The Hangzhou-based company introduced Qwen VLo, part of a series of AI services under the company’s Qwen brand. The new model is an upgrade from Qwen2.5-VL and is now able to generate text-to-image and image-to-image results. It also has a technology called progressive generation, meaning users can see the process as an image is created.
“This newly upgraded model not only ‘understands’ the world but also generates high-quality recreations based on that understanding,” the company said in a blog post. “You can directly send a prompt like ‘Generate a picture of a cute cat’ to generate an image or upload an image of a cat and ask ‘Add a cap on the cat’s head’ to modify an image.”
Best known for its ecommerce operations in China, Alibaba has been charging into AI and building standalone offerings around Qwen. In February, Chief Executive Officer Eddie Wu went so far as to say the company’s “primary objective” is now artificial general intelligence, a goal in the industry to build AI systems with human-level intellectual capabilities.
With the new Qwen multimodal model, it’s aiming to compete with a flurry of new visual interfaces in the market, including from OpenAI. It also faces aggressive domestic competition from the likes of DeepSeek.

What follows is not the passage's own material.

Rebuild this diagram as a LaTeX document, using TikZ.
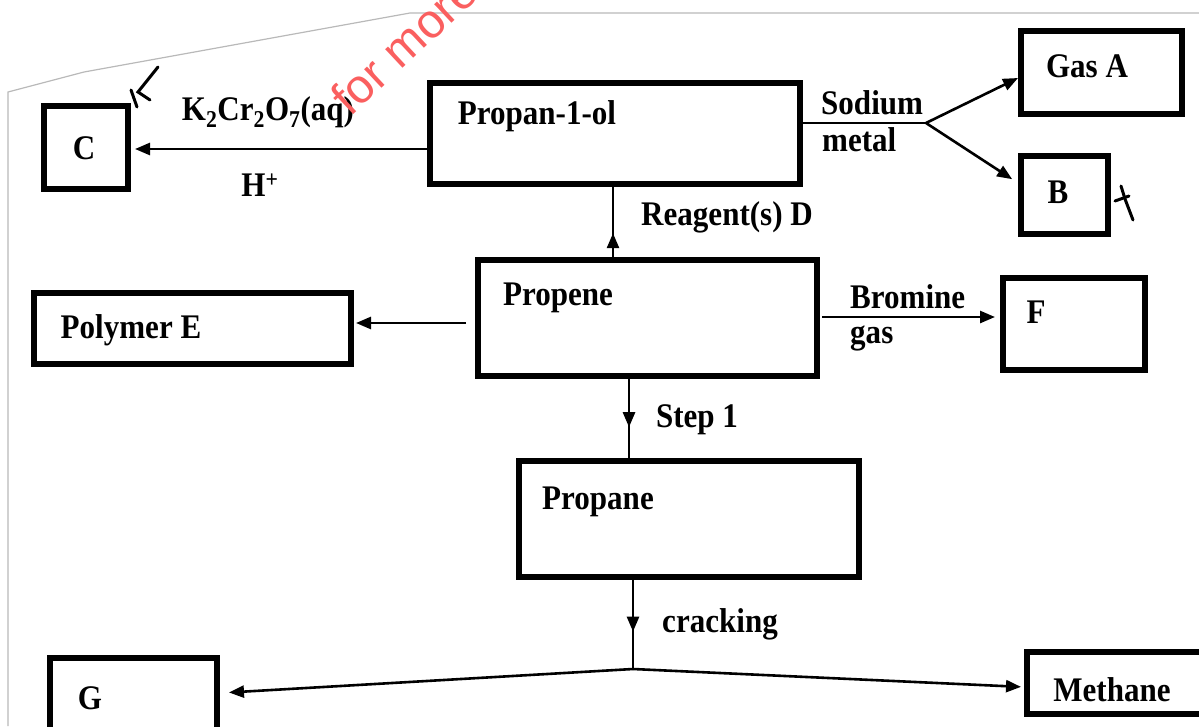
\documentclass[tikz,border=0pt]{standalone}
\usepackage{fontspec}
\setmainfont{Liberation Serif}[FakeStretch=0.9]
\newfontfamily\wmfont{Liberation Sans}
\usetikzlibrary{arrows.meta,decorations.markings}
\definecolor{wmred}{RGB}{250,95,95}
\definecolor{pageline}{RGB}{185,185,185}
\begin{document}
\begin{tikzpicture}[x=1pt,y=-1pt,
  box/.style={draw, line width=6pt, inner sep=0pt},
  txt/.style={font=\fontsize{34.5}{38}\selectfont\bfseries, inner sep=0pt},
  conn/.style={line width=2.6pt},
  tip/.style={-{Triangle[length=15pt,width=12pt]}},
  midtip/.style={postaction=decorate, decoration={markings, mark=at position #1 with {\arrow{Triangle[length=15pt,width=12pt]}}}},
  tick/.style={line width=3pt, line cap=round},
]
\useasboundingbox (0,0) rectangle (1199,726);
\clip (0,0) rectangle (1199,726);

% scanned page border
\draw[pageline, line width=1.2pt] (8,726) -- (8,92) -- (84,72) -- (410,13) -- (1199,13);

% boxes
\node[box, minimum width=84pt,  minimum height=83pt]  (C)       at (86,147.5)   {};
\node[box, minimum width=370pt, minimum height=101pt] (pol)     at (615,133.5)  {};
\node[box, minimum width=161pt, minimum height=83pt]  (gasA)    at (1101.5,72.5){};
\node[box, minimum width=87pt,  minimum height=78pt]  (B)       at (1064.5,195) {};
\node[box, minimum width=317pt, minimum height=71pt]  (polyE)   at (192.5,328.5){};
\node[box, minimum width=339pt, minimum height=116pt] (propene) at (647.5,318)  {};
\node[box, minimum width=142pt, minimum height=92pt]  (F)       at (1074,324)   {};
\node[box, minimum width=340pt, minimum height=116pt] (propane) at (689,519)    {};
\node[box, minimum width=167pt, minimum height=79pt]  (G)       at (133.5,697.5){};
\node[box, minimum width=185pt, minimum height=62pt]  (methane) at (1119.5,683) {};

% box texts
\node[txt] (tC)       at (84,148)   {C};
\node[txt] (tpol)     at (537,116)  {Propan-1-ol};
\node[txt] (tgasA)    at (1087,66)  {Gas A};
\node[txt] (tB)       at (1058,192) {B};
\node[txt] (tpolyE)   at (131,330)  {Polymer E};
\node[txt] (tpropene) at (558,298)  {Propene};
\node[txt] (tF)       at (1036,312) {F};
\node[txt] (tpropane) at (598,502)  {Propane};
\node[txt] (tG)       at (90,698)   {G};
\node[txt] (tmethane) at (1112,690) {Methane};

% connector labels
\node[txt] (lK)     at (268,112) {K\textsubscript{2}Cr\textsubscript{2}O\textsubscript{7}(aq)};
\node[txt] (lH)     at (260,185) {H\textsuperscript{+}};
\node[txt, anchor=west] (lsod) at (821,103) {Sodium};
\node[txt, anchor=west] (lmet) at (822,140) {metal};
\node[txt] (lreag)  at (727,217) {Reagent(s) D};
\node[txt, anchor=west] (lbr)  at (850,297) {Bromine};
\node[txt, anchor=west] (lgas) at (850,338) {gas};
\node[txt] (lstep)  at (697,420) {Step 1};
\node[txt] (lcrack) at (720,624) {cracking};

% helper coordinates
\coordinate (na) at (926,123);
\coordinate (jn) at (633,669);
\coordinate (xr) at (613,0);
\coordinate (xs) at (629,0);

% connectors
\draw[conn, tip, shorten >=4pt] (pol.west |- 0,149) -- (C.east |- 0,149);
\draw[conn] (pol.east |- na) -- (na);
\draw[conn, tip] (na) -- (gasA.west |- 0,78);
\draw[conn, tip, shorten >=7pt] (na) -- (B.west |- 0,183);
\draw[conn, midtip=0.34] (propene.north -| xr) -- (pol.south -| xr);
\draw[conn, tip, shorten <=9pt, shorten >=2pt] (propene.west |- 0,323) -- (polyE.east |- 0,323);
\draw[conn, tip, shorten <=2pt, shorten >=5pt] (propene.east |- 0,317) -- (F.west |- 0,317);
\draw[conn, midtip=0.61] (propene.south -| xs) -- (propane.north -| xs);
\draw[conn, midtip=0.58] (propane.south -| jn) -- (jn);
\draw[conn, tip, shorten >=9pt] (jn) -- (G.east |- 0,693);
\draw[conn, tip, shorten >=3pt] (jn) -- (methane.west |- 0,687);

% handwritten ticks
\draw[tick] (158,67) -- (138,92) -- (150,100);
\draw[tick] (131,90) -- (137,107);
\draw[tick] (1121,186) -- (1125,199) -- (1133,220);
\draw[tick] (1115,201) -- (1129,196);

% watermark
\node[font=\wmfont\fontsize{48}{52}\selectfont, text=wmred, rotate=43, anchor=base west, inner sep=0pt] (wm) at (350,118) {for more};
\end{tikzpicture}
\end{document}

After DeepSeek stunned the industry with a powerful model it said took just a few million dollars to build, China’s technology leaders flooded the market with a rapid succession of low-cost AI services. Alibaba has rapidly updated its Qwen series, adding new capabilities to process text, pictures, audio and video — with the efficiency to run directly on phones and laptops. It unveiled a new version of its AI assistant Quark app in March.